5 Pitted Soft Dates, such as Medjool
2 Cups of Chicken Broth or Pareve “Chicken” Broth (Health Food section of Kroger)
4 Large Garlic Cloves, Peeled
1 Teaspoon Ground Cloves
2 Lbs onions, thinly sliced and sautéed
16 Large shallots, peeled and sautéed
6 Tablespoons olive oil
1 Cup canned tomato puree or tomato sauce
1 Cup orange juice

Brown the brisket in a large frying pan coated with 2 tablespoons of the olive oil for 5-10 minutes per side, then place it fat side up into a deep roasting pan.

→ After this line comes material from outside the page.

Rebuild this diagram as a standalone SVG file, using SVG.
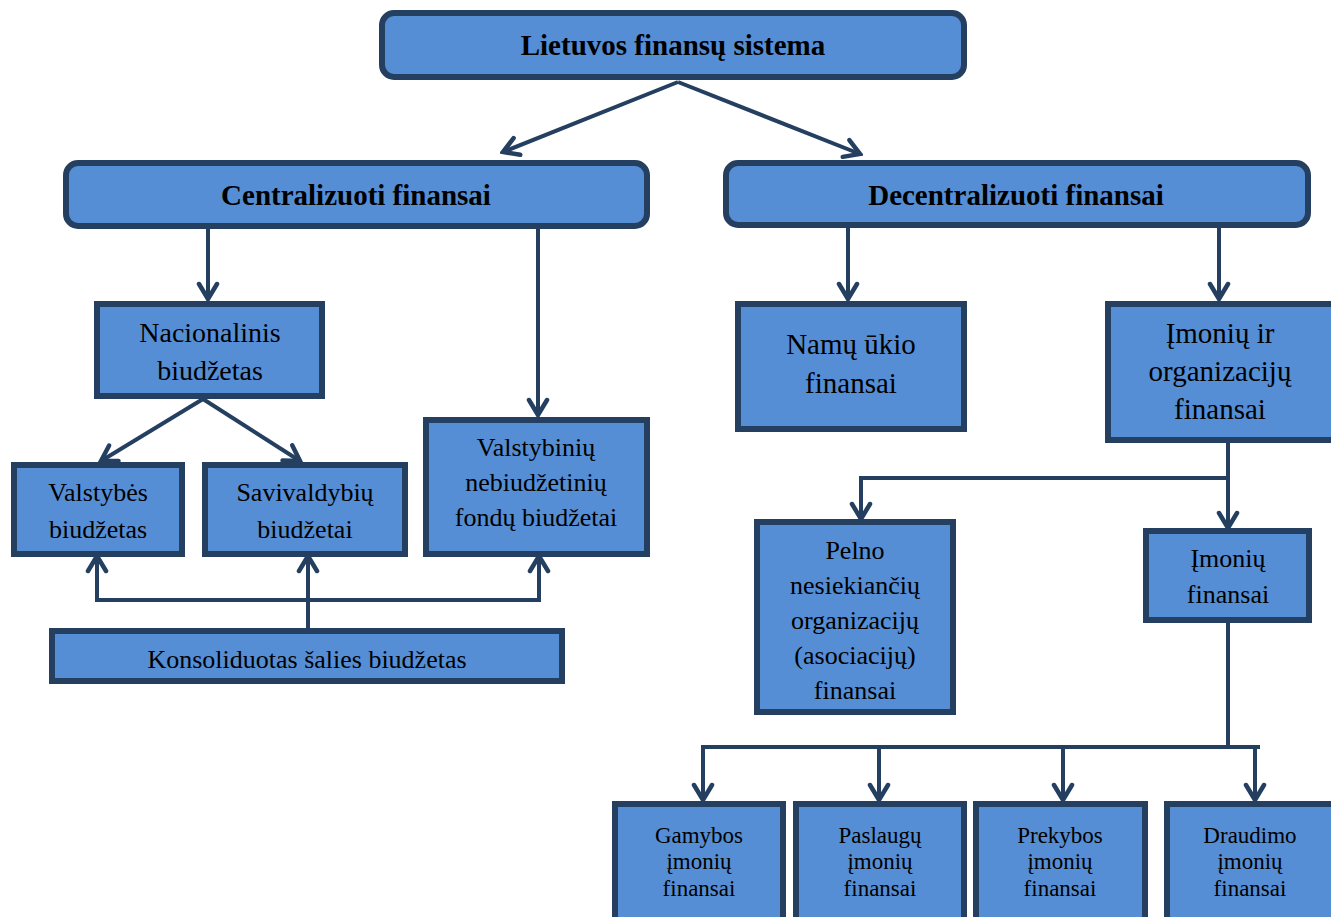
<svg xmlns="http://www.w3.org/2000/svg" width="1331" height="917" viewBox="0 0 1331 917">
<style>
.box{fill:#558ED5;stroke:#243F60;stroke-width:6}
.t{font-family:"Liberation Serif","Times New Roman",serif;fill:#000;text-anchor:middle}
.b{font-weight:bold;font-size:29px}
.c{stroke:#243F60;stroke-width:4;fill:none}
</style>
<defs>
<marker id="ah" viewBox="0 0 24 24" refX="21" refY="12" markerWidth="24" markerHeight="24" markerUnits="userSpaceOnUse" orient="auto">
<path d="M6,3 L21,12 L6,21" fill="none" stroke="#243F60" stroke-width="4.5" stroke-linecap="round" stroke-linejoin="miter"/>
</marker>
</defs>
<rect width="1331" height="917" fill="#fff"/>
<g id="connectors">
<line class="c" x1="678" y1="82" x2="503" y2="152" marker-end="url(#ah)"/>
<line class="c" x1="678" y1="82" x2="860" y2="154" marker-end="url(#ah)"/>
<line class="c" x1="208" y1="229" x2="208" y2="299" marker-end="url(#ah)"/>
<line class="c" x1="538" y1="229" x2="538" y2="415" marker-end="url(#ah)"/>
<line class="c" x1="848" y1="228" x2="848" y2="299" marker-end="url(#ah)"/>
<line class="c" x1="1219" y1="228" x2="1219" y2="299" marker-end="url(#ah)"/>
<line class="c" x1="203" y1="399" x2="101" y2="461" marker-end="url(#ah)"/>
<line class="c" x1="203" y1="399" x2="300" y2="461" marker-end="url(#ah)"/>
<line class="c" x1="95" y1="600" x2="541" y2="600"/>
<line class="c" x1="97" y1="600" x2="97" y2="556" marker-end="url(#ah)"/>
<line class="c" x1="539" y1="600" x2="539" y2="556" marker-end="url(#ah)"/>
<line class="c" x1="308" y1="628" x2="308" y2="556" marker-end="url(#ah)"/>
<line class="c" x1="1228" y1="443" x2="1228" y2="478"/>
<polyline class="c" points="1228,478 861,478 861,519" marker-end="url(#ah)"/>
<line class="c" x1="1228" y1="478" x2="1228" y2="528" marker-end="url(#ah)"/>
<line class="c" x1="1228" y1="623" x2="1228" y2="747"/>
<line class="c" x1="703" y1="747" x2="1260" y2="747"/>
<line class="c" x1="703" y1="745" x2="703" y2="800" marker-end="url(#ah)"/>
<line class="c" x1="879" y1="747" x2="879" y2="800" marker-end="url(#ah)"/>
<line class="c" x1="1063" y1="747" x2="1063" y2="800" marker-end="url(#ah)"/>
<line class="c" x1="1255" y1="747" x2="1255" y2="800" marker-end="url(#ah)"/>
</g>
<g id="n-root">
<rect class="box" x="382" y="13" width="582" height="64" rx="12"/>
<text class="t b" x="673" y="55">Lietuvos finansų sistema</text>
</g>
<g id="n-central">
<rect class="box" x="66" y="163" width="581" height="63" rx="12"/>
<text class="t b" x="356" y="205">Centralizuoti finansai</text>
</g>
<g id="n-decentral">
<rect class="box" x="726" y="163" width="582" height="62" rx="12"/>
<text class="t b" x="1016" y="205">Decentralizuoti finansai</text>
</g>
<g id="n-nacionalinis">
<rect class="box" x="97" y="304" width="225" height="92"/>
<text class="t" font-size="28" x="210" y="342">Nacionalinis</text>
<text class="t" font-size="28" x="210" y="380">biudžetas</text>
</g>
<g id="n-valstybes">
<rect class="box" x="14" y="465" width="168" height="89"/>
<text class="t" font-size="26" x="98" y="501">Valstybės</text>
<text class="t" font-size="26" x="98" y="538">biudžetas</text>
</g>
<g id="n-savivaldybiu">
<rect class="box" x="205" y="465" width="200" height="89"/>
<text class="t" font-size="26" x="305" y="501">Savivaldybių</text>
<text class="t" font-size="26" x="305" y="538">biudžetai</text>
</g>
<g id="n-fondu">
<rect class="box" x="426" y="420" width="221" height="134"/>
<text class="t" font-size="26" x="536" y="456">Valstybinių</text>
<text class="t" font-size="26" x="536" y="491">nebiudžetinių</text>
<text class="t" font-size="26" x="536" y="526">fondų biudžetai</text>
</g>
<g id="n-konsoliduotas">
<rect class="box" x="52" y="631" width="510" height="50"/>
<text class="t" font-size="26" x="307" y="668">Konsoliduotas šalies biudžetas</text>
</g>
<g id="n-namu">
<rect class="box" x="738" y="304" width="226" height="125"/>
<text class="t" font-size="29" x="851" y="354">Namų ūkio</text>
<text class="t" font-size="29" x="851" y="393">finansai</text>
</g>
<g id="n-imoniu-org">
<rect class="box" x="1108" y="304" width="240" height="136"/>
<text class="t" font-size="29" x="1220" y="343">Įmonių ir</text>
<text class="t" font-size="29" x="1220" y="381">organizacijų</text>
<text class="t" font-size="29" x="1220" y="419">finansai</text>
</g>
<g id="n-pelno">
<rect class="box" x="757" y="522" width="196" height="190"/>
<text class="t" font-size="26" x="855" y="559">Pelno</text>
<text class="t" font-size="26" x="855" y="594">nesiekiančių</text>
<text class="t" font-size="26" x="855" y="629">organizacijų</text>
<text class="t" font-size="26" x="855" y="664">(asociacijų)</text>
<text class="t" font-size="26" x="855" y="699">finansai</text>
</g>
<g id="n-imoniu">
<rect class="box" x="1146" y="531" width="163" height="89"/>
<text class="t" font-size="26" x="1228" y="567">Įmonių</text>
<text class="t" font-size="26" x="1228" y="603">finansai</text>
</g>
<g id="n-gamybos">
<rect class="box" x="615" y="804" width="168" height="130"/>
<text class="t" font-size="23" x="699" y="843">Gamybos</text>
<text class="t" font-size="23" x="699" y="869">įmonių</text>
<text class="t" font-size="23" x="699" y="896">finansai</text>
</g>
<g id="n-paslaugu">
<rect class="box" x="796" y="804" width="168" height="130"/>
<text class="t" font-size="23" x="880" y="843">Paslaugų</text>
<text class="t" font-size="23" x="880" y="869">įmonių</text>
<text class="t" font-size="23" x="880" y="896">finansai</text>
</g>
<g id="n-prekybos">
<rect class="box" x="976" y="804" width="169" height="130"/>
<text class="t" font-size="23" x="1060" y="843">Prekybos</text>
<text class="t" font-size="23" x="1060" y="869">įmonių</text>
<text class="t" font-size="23" x="1060" y="896">finansai</text>
</g>
<g id="n-draudimo">
<rect class="box" x="1167" y="804" width="180" height="130"/>
<text class="t" font-size="23" x="1250" y="843">Draudimo</text>
<text class="t" font-size="23" x="1250" y="869">įmonių</text>
<text class="t" font-size="23" x="1250" y="896">finansai</text>
</g>
</svg>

Sauté the onions in the same frying pan with 2 more tablespoons of olive oil until golden brown.

Cover the brisket with the sautéed onions.

Sauté the shallots in the remaining 2 tablespoons of olive oil then set aside until later.

Deglaze the frying pan with the chicken stock, then pour the stock over the brisket.

Mix the dates, garlic, cloves, orange juice and tomato puree in a blender or food processor until liquefied.

Pour this mixture over the brisket, cover tightly and bake in a preheated 300 degree oven for 2 hours.

Add the shallots, re-cover and bake an additional 1 to 1.5 hours or until done. Remove the cover for the last 20-30 minutes. Remove the brisket from the pan, reserving the juices, onions and shallots in the pan.

For a little added flavor, you can now place just the brisket on a grill, with wood smoking chips, for 10-15 minutes if desired.

Let the brisket stand for 15-20 minutes so that its juices can re-distribute.

Slice thinly. Use the reserved braising liquid along with the shallots and onions for a serving sauce.